Execution context is different and separate from the scope chain in that it is constructed at the time a function is invoked (whether directly – func(); – or as the result of a browser invocation, such as a timeout expiring). The execution context is composed of the activation object (the function's parameters and local variables), a reference to the scope chain, and the value of this.
The call stack can be thought of as an array of execution contexts. At the bottom of the stack is the global execution context. Each time a function is called, its parameters and this value are stored in a new 'object' on the stack.
If we were to change your onRender function to simply call itself (this.onRender()), the stack would quickly overflow.

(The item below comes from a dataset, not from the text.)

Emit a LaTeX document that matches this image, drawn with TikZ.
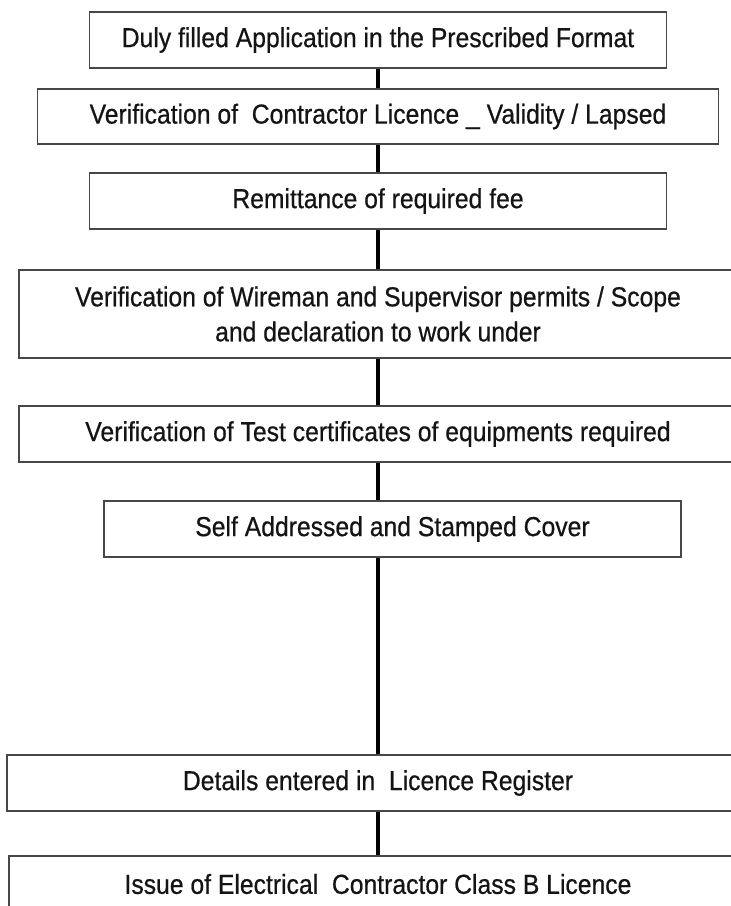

This is because control would never leave each successive onRender function, allowing its execution context to be popped off the call stack. Instead, we go deeper and deeper with each onRender waiting for the next onRender to return, in an infinite cycle broken only when the stack overflows.
However, with a call to setTimeout, control returns immediately and thus is able to leave the onRender function, causing its execution context to be popped off the stack and discarded (to be freed from memory by the GC).
When the timeout expires, the browser initiates a call to onRender from the global execution context; the call stack is only two deep. There is a new execution context – which by default would inherit the global scope as its this value; that's why you have to bind to your Renderer object – but it still includes the original scope chain that was created when you first defined onRender.
As you can see, you're not creating infinite closures by recursion because closures (scope chains) are created at function definition, not at function invocation. Furthermore, you're not creating infinite execution contexts because they are discarded after onRender returns.
We can make sure you're not leaking memory by testing it. I let it run 500,000 times and didn't observe any leaking memory. Note that the maximum call stack size is around 1,000 (varies by browser), so it's definitely not recursing.